A Personal Funeral

by MtlRedAtheist



Last week was the 9th anniversary of my grandmother's passing. She died on my mother's birthday.

I decided to visit her grave site for the first time since the funeral 9 years ago. I needed to have some alone time to remember her. The circumstances surrounding her death were rather terrible, but I needed to revisit them. I needed to say a final farewell and set her to rest in my own mind. Aware she could not hear me, I still shared a few personal words with her. I felt I owed myself the therapy.

I loved her very much. Sometimes I get emotional, when I see her strong features in my children's faces. I see her in my father and his sisters and when I look in the mirror and a sadness comes over me, because I miss her.
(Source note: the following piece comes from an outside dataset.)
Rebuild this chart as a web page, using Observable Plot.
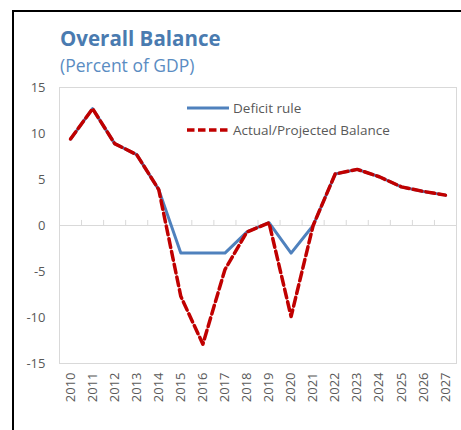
<!DOCTYPE html>
<html>
<head>
<meta charset="utf-8">
<script src="https://cdn.jsdelivr.net/npm/d3@7"></script>
<script src="https://cdn.jsdelivr.net/npm/@observablehq/plot@0.6"></script>
<style>
  html, body { margin: 0; padding: 0; background: #fff; }
  #wrap { position: relative; width: 461px; height: 430px; overflow: hidden; font-family: "Open Sans", sans-serif; }
  #border { position: absolute; left: 12px; top: 10px; width: 470px; height: 440px; border-left: 2px solid #000; border-top: 2px solid #000; box-sizing: border-box; }
  #overlay { position: absolute; left: 0; top: 0; }
  #chart { position: absolute; left: 0; top: 0; }
</style>
</head>
<body>
<div id="wrap">
  <div id="chart"></div>
  <div id="border"></div>
  <svg id="overlay" width="461" height="430"></svg>
</div>
<script>
const title = "Overall Balance";
const subtitle = "(Percent of GDP)";
const seriesNames = ["Deficit rule", "Actual/Projected Balance"];
const years = [2010, 2011, 2012, 2013, 2014, 2015, 2016, 2017, 2018, 2019, 2020, 2021, 2022, 2023, 2024, 2025, 2026, 2027];
const deficitRule = [9.4, 12.7, 8.9, 7.7, 3.9, -3.0, -3.0, -3.0, -0.7, 0.3, -3.0, 0.0, 5.6, 6.1, 5.3, 4.2, 3.7, 3.3];
const actual = [9.4, 12.7, 8.9, 7.7, 3.9, -7.7, -12.9, -4.8, -0.7, 0.3, -9.9, 0.0, 5.6, 6.1, 5.3, 4.2, 3.7, 3.3];
const yTicks = [-15, -10, -5, 0, 5, 10, 15];

const blue = "#4f81bd";
const red = "#c00000";
const gray = "#d9d9d9";
const textGray = "#595959";

const rule = years.map((y, i) => ({year: y, value: deficitRule[i]}));
const act = years.map((y, i) => ({year: y, value: actual[i]}));
const boundaries = years.slice(1).map(y => y - 0.5);

const plot = Plot.plot({
  width: 461,
  height: 430,
  marginLeft: 59,
  marginRight: 5,
  marginTop: 87,
  marginBottom: 67,
  style: {fontFamily: "Open Sans, sans-serif", fontSize: "13px", color: textGray, background: "transparent"},
  x: {domain: [years[0] - 0.5, years[years.length - 1] + 0.5]},
  y: {domain: [-15, 15]},
  marks: [
    Plot.frame({stroke: gray}),
    Plot.ruleY([0], {stroke: gray}),
    Plot.ruleX(boundaries, {x: d => d, y1: 0, y2: 0.55, stroke: gray}),
    Plot.axisY({ticks: yTicks, tickSize: 0, tickPadding: 14, tickFormat: d => String(d), fill: textGray, label: null}),
    Plot.axisX({ticks: years, tickSize: 0, tickPadding: 9, tickRotate: -90, tickFormat: d => String(d), fill: textGray, label: null}),
    Plot.line(rule, {x: "year", y: "value", stroke: blue, strokeWidth: 3}),
    Plot.line(act, {x: "year", y: "value", stroke: red, strokeWidth: 3.5, strokeDasharray: "9,4"})
  ]
});
document.getElementById("chart").appendChild(plot);

// title, subtitle, legend
const ov = d3.select("#overlay");
ov.append("text").attr("x", 60).attr("y", 46).attr("fill", "#4a7bb0")
  .attr("font-family", "Open Sans, sans-serif").attr("font-weight", "bold").attr("font-size", 20.5).text(title);
ov.append("text").attr("x", 60).attr("y", 72).attr("fill", "#5a8cc2")
  .attr("font-family", "Open Sans, sans-serif").attr("font-size", 17.5).text(subtitle);
const legendRows = [
  {name: seriesNames[0], stroke: blue, dash: null, y: 108},
  {name: seriesNames[1], stroke: red, dash: "7.5,3.5", y: 130}
];
legendRows.forEach(r => {
  const ln = ov.append("line").attr("x1", 187).attr("x2", 229).attr("y1", r.y).attr("y2", r.y)
    .attr("stroke", r.stroke).attr("stroke-width", r.dash ? 3.5 : 3);
  if (r.dash) ln.attr("stroke-dasharray", r.dash);
  ov.append("text").attr("x", 233).attr("y", r.y + 5).attr("fill", textGray)
    .attr("font-family", "Open Sans, sans-serif").attr("font-size", 13.5).text(r.name);
});
</script>
</body>
</html>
It took many years following her death before I felt I had the strength to visit the site and have that much needed moment alone with my thoughts and memories. The reason it took so long dates back to my childhood. When I was 6 years old, my parents converted to Evangelical Christianity. From that point on, I was raised on the Christian fundamentals of the Bible. I believed. I was a child.

I was taught that death is not the end, but that we have a spirit that lives on. I was taught that this spirit, by default, is condemned to suffer for eternity, burning in a lake of fire. This notion utterly terrified me as a child, but I was also taught that there is a way to avoid this fate. I was taught that if I believed in the death and resurrection of Jesus Christ and accepted his "gift" of salvation, my spirit would not be cast into the fiery pits of hell, but rather go on to live in a paradise of eternal bliss with God. This appealed to me much more than the alternative.

Shortly after my parents conversion, my father shared his beliefs with his parents and siblings, hoping they would believe and be saved like him. They were not convinced and did not convert. Considering what I was taught, I believed that my grandparents, aunts, uncles and cousins were at risk of being thrown into the lake of fire to be tortured forever. This grieved me to no end. I spent the rest of my childhood in fear for them.

About 14 years later, these fears culminated when my cousin nearly died in a tragic car accident. I clung tightly to my faith and prayed fervently for my cousin's recovery and even more fervently for her spiritual salvation. The thought of my innocent cousin suffering for eternity in more excruciating pain than what she was already experiencing in her broken body weighed so heavily on my mind that I became sick whenever I thought of it.

I recall that night that following her first surgery, it looked like she was going to live. My fear for her spiritual salvation subsided gradually, but not completely. During my cousin's lengthy recovery, I began to examine the toll my beliefs in hell were taking on my mind. Then without warning, my grandmother became very ill and died within a few weeks.

Without any evidence of her having converted, I believed that my innocent grandmother, my love, was suffering in eternal torment. This tortured me. This is why I could never return to her grave site to personally pay my respects for so many years. I was sad, hurt, angry, worried and fearful. My faith was causing me such torment. How could the beautiful person that was my grandmother be punished so severely for merely not being convinced by the words of the Bible for which there is no supporting evidence?

Over the next few years, for reasons unrelated to this story, I lost my faith. I became an atheist. I became aware that death is final, but people live on in the memories of loved ones and those they touched in life. Thankfully there is no heaven or hell, only our short life here on Earth that we should make the most of in every possible way. Life is far more valuable with this outlook, because it's the only one we got.

After putting this religious days to rest, I realized that I never properly grieved my grandmother's death and never properly said my good-byes, as I was too concerned with my beliefs that she was being tortured indefinitely. I don't know why it took so many years, even after losing my faith, but I finally made it out to my grandmother's grave site and made my peace.

Now that I'm a father, I notice time go by very quickly and I realize that life is short. Life is too short to hold grudges against those we love and dwell on our own hurt feelings. Life is too short to cut loved ones out of our lives. Life is too short to marginalize our loved ones because of our faith. Life is too short to marginalized our loved ones because of their faith. Life is too short, so live it to its fullest.